At the heart of the government’s argument in favour of the various visa restrictions (see graphic above) is the claim that it will improve security and prevent unskilled and semi-skilled workers from coming into India, particularly those who enter without appropriate permissions—such as the Chinese employees of power plants recently found illegally working in India. Trouble is, the intent to control illegal unskilled immigrants seems to have struck a blow at skilled and highly skilled expatriates as well.

For Germain Araud, country manager for Altois International, a French consultancy, the recent visa regulations have struck a heavy personal blow. Working in India for the last five years, and renewing work visas without difficulty until last year, he had to struggle for a permit this time around. He got his visa, but his partner is in France, waiting for hers—the application has neither been rejected nor approved. “Six months before the Commonwealth Games, how can India be playing around with visa rules? Especially when it is clear that India does not give officials the means to implement what they’ve set out to do,” he says. “The officials yell at you, but I speak Hindi, I understand—they don’t want to work and it’s frustrating.”

Similarly, the Indian consulate in Mauritius recently denied employment visas to two Infosys employees flying in for a project. “It’s not like Infosys will try and bring in unskilled or semi-skilled labour,” fumes T.V. Mohandas Pai, board member and director (human resource), Infosys (see interview). His hunch, like that of many others, is that the regulations are basically an overreaction to Chinese workers being brought in, coupled with security concerns.
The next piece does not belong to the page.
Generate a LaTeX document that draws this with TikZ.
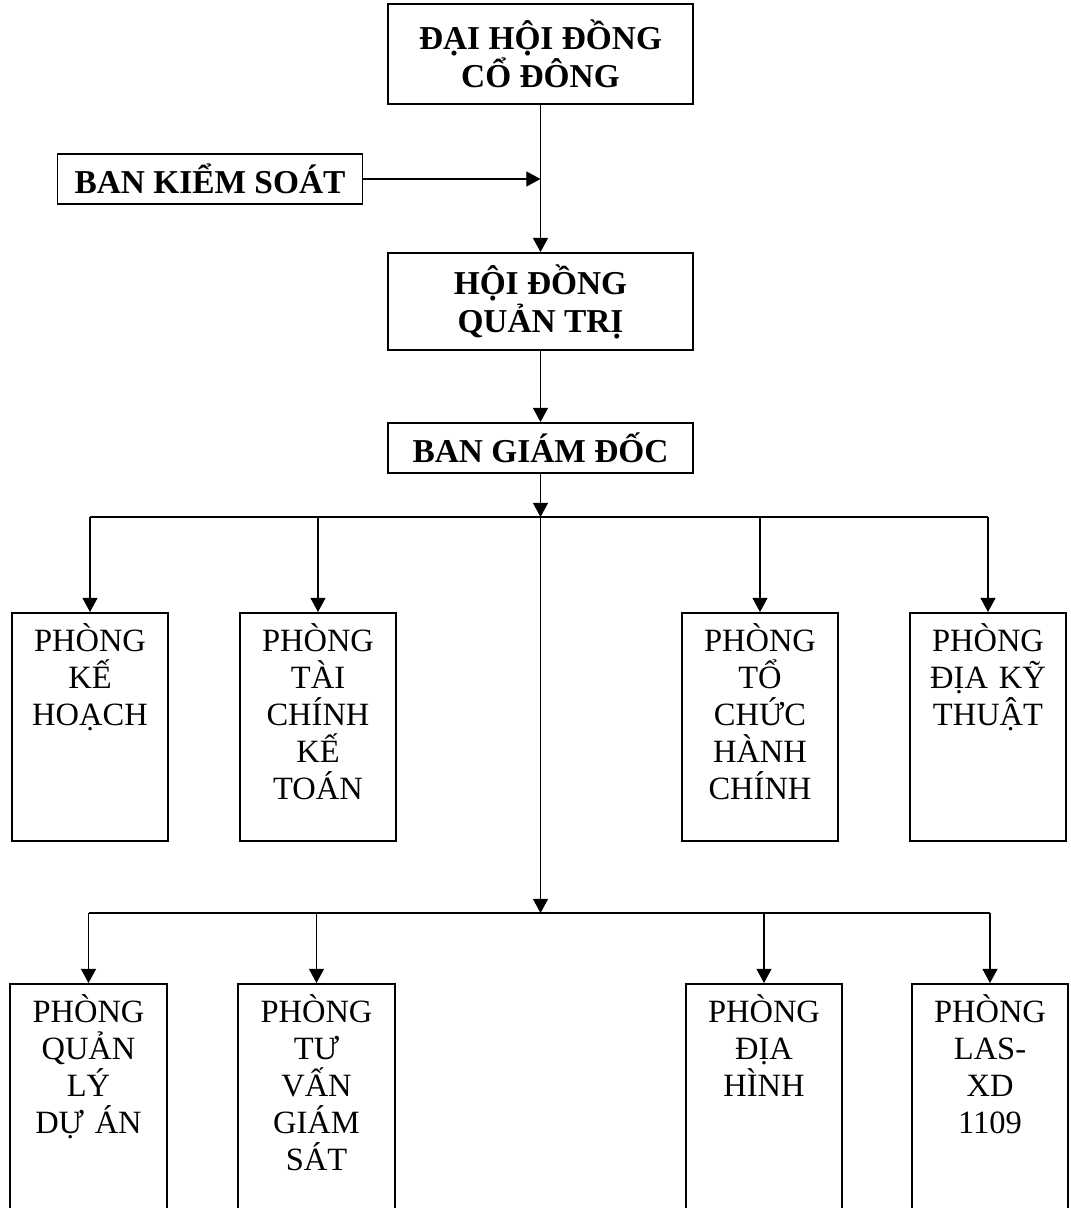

Nevertheless, the impact can border on the bizarre. Ilse Koehl, a German national who has lived in India for the last 10 years, says she made it back to India from Germany a day before the restrictions kicked in and set to work organising a conference in Rajasthan in association with local and German NGOs for saving the camel. “It has never been so hard before to organise visas for participants in India. It’s impossible to get even an answer from local officials. To expect that we produce specific, individual approvals is too much,” she says.

It’s not as if the new impositions are clear to businesses either. As Pricewaterhouse Coopers executive director Kuldip Kumar asks, “Is the one per cent limit meant for projects? Or holding companies? We can make only reasonable interpretations.” Sure, the US is making h1b rules stricter and the UK has tightened student visas, but India’s rules have their typical stamp: lack of clarity.
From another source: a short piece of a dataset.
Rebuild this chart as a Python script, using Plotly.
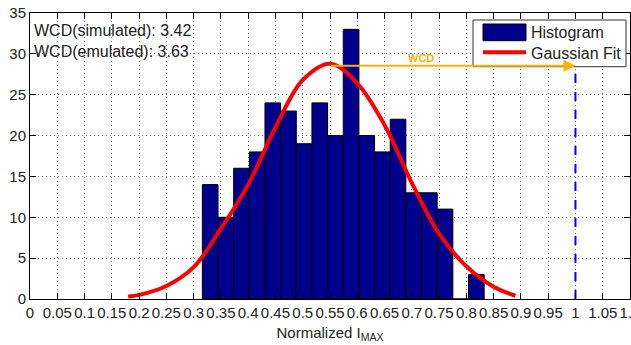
import plotly.graph_objects as go

# ---- data ----
counts = [14, 10, 16, 18, 24, 23, 19, 24, 20, 33, 20, 18, 22, 13, 13, 11, 0, 3]
bin_start = 0.316
bin_width = 0.0287
centers = [bin_start + bin_width * (i + 0.5) for i in range(len(counts))]

fit_x = [0.18, 0.20, 0.25, 0.30, 0.35, 0.40, 0.45, 0.50, 0.55, 0.60, 0.65, 0.70, 0.75, 0.80, 0.85, 0.89]
fit_y = [0.3, 0.5, 1.6, 3.9, 8.6, 14.0, 21.0, 26.8, 28.8, 26.4, 21.3, 14.2, 8.0, 4.0, 1.5, 0.4]

wcd_simulated = 3.42
wcd_emulated = 3.63
wcd_limit = 1.0
arrow_start_x = 0.549
arrow_y = 28.55

x_ticks = [round(0.05 * i, 2) for i in range(23)]
x_ticktext = ["0", "0.05", "0.1", "0.15", "0.2", "0.25", "0.3", "0.35", "0.4", "0.45", "0.5",
              "0.55", "0.6", "0.65", "0.7", "0.75", "0.8", "0.85", "0.9", "0.95", "1", "1.05", "1.1"]
y_ticks = [0, 5, 10, 15, 20, 25, 30, 35]

FONT = "Liberation Sans, Arial, sans-serif"
NAVY = "rgb(0,0,140)"
ORANGE = "#FFB000"

fig = go.Figure()
fig.add_trace(go.Bar(x=centers, y=counts, width=bin_width, name="Histogram",
                     marker=dict(color=NAVY, line=dict(color="black", width=1)),
                     showlegend=False))
fig.add_trace(go.Scatter(x=fit_x, y=fit_y, mode="lines", name="Gaussian Fit",
                         line=dict(color="red", width=4, shape="spline"), showlegend=False))
fig.add_trace(go.Scatter(x=[wcd_limit, wcd_limit], y=[0, 35], mode="lines",
                         line=dict(color="blue", width=2, dash="dash"), showlegend=False))

# arrow + WCD label
fig.add_annotation(x=wcd_limit, y=arrow_y, ax=arrow_start_x, ay=arrow_y,
                   xref="x", yref="y", axref="x", ayref="y", text="",
                   showarrow=True, arrowhead=2, arrowsize=1.2, arrowwidth=2, arrowcolor=ORANGE)
fig.add_annotation(x=0.717, y=29.5, xref="x", yref="y", text="<b>WCD</b>", showarrow=False,
                   font=dict(family=FONT, size=11, color=ORANGE))

# WCD texts
fig.add_annotation(x=0.004, y=(299 - 30.5) / 286, xref="paper", yref="paper", xanchor="left",
                   yanchor="middle", text=f"WCD(simulated): {wcd_simulated:.2f}", showarrow=False,
                   font=dict(family=FONT, size=16, color="#222"))
fig.add_annotation(x=0.004, y=(299 - 51) / 286, xref="paper", yref="paper", xanchor="left",
                   yanchor="middle", text=f"WCD(emulated): {wcd_emulated:.2f}", showarrow=False,
                   font=dict(family=FONT, size=16, color="#222"))

# manual legend
def px_x(p):
    return (p - 30) / 600

def px_y(p):
    return (299 - p) / 286

fig.add_shape(type="rect", xref="paper", yref="paper", x0=px_x(473), x1=px_x(626),
              y0=px_y(66.7), y1=px_y(20), fillcolor="white", line=dict(color="#333", width=1),
              layer="above")
fig.add_shape(type="rect", xref="paper", yref="paper", x0=px_x(483), x1=px_x(526),
              y0=px_y(40.7), y1=px_y(24), fillcolor=NAVY, line=dict(color="black", width=1),
              layer="above")
fig.add_shape(type="line", xref="paper", yref="paper", x0=px_x(483), x1=px_x(526),
              y0=px_y(52.3), y1=px_y(52.3), line=dict(color="red", width=4), layer="above")
fig.add_annotation(x=px_x(529), y=px_y(33), xref="paper", yref="paper", xanchor="left",
                   yanchor="middle", text="Histogram", showarrow=False,
                   font=dict(family=FONT, size=16, color="#222"))
fig.add_annotation(x=px_x(529), y=px_y(54), xref="paper", yref="paper", xanchor="left",
                   yanchor="middle", text="Gaussian Fit", showarrow=False,
                   font=dict(family=FONT, size=16, color="#222"))

axis_common = dict(showline=True, linecolor="black", linewidth=1, mirror="ticks",
                   ticks="inside", ticklen=6, tickcolor="black", showgrid=True,
                   gridcolor="#777", griddash="1px,3px", gridwidth=1, zeroline=False,
                   automargin=False,
                   tickfont=dict(family=FONT, size=15, color="#222"))

fig.update_xaxes(range=[0, 1.1], tickvals=x_ticks, ticktext=x_ticktext, tickangle=0,
                 ticklabeloverflow="allow",
                 title=dict(text="Normalized I<sub>MAX</sub>", standoff=7,
                            font=dict(family=FONT, size=15, color="#222")),
                 **axis_common)
fig.update_yaxes(range=[0, 35], tickvals=y_ticks, **axis_common)

fig.update_layout(width=631, height=345, margin=dict(l=30, r=1, t=13, b=46),
                  paper_bgcolor="white", plot_bgcolor="white", showlegend=False,
                  font=dict(family=FONT))

fig.write_html("out.html")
Mark Runacres, a former diplomat  and coordinator at British Business Group, New Delhi, a platform for British and Indian companies, says, “Yes, we are hearing considerable concerns. The challenge is in finding out what the new regulations mean. As far as I am aware, no official public statement has been made. We are hoping for some clarity.”

Raju Bhatnagar, vice-president of IT industry association Nasscom, has a different view: “The one per cent limit is not strictly a ‘cap’—we’ve come to see it as a procedural trigger. A company in India can employ one per cent foreign nationals, as long as they don’t exceed 20 in all. If you want to hire additional people, you’ll need ministry of labour approval.” This is the first time the Union labour ministry has been involved in the visa process.

Any way you look at them, the new regulations are harsh. Civil society is already up in arms over why the government had to re-enforce old rules on people attending conferences in India. Tourists are upset and angry, and both employers and employees are struggling with paperwork. In all this, what hurts most is brand India—clearly not as global as it wants to be.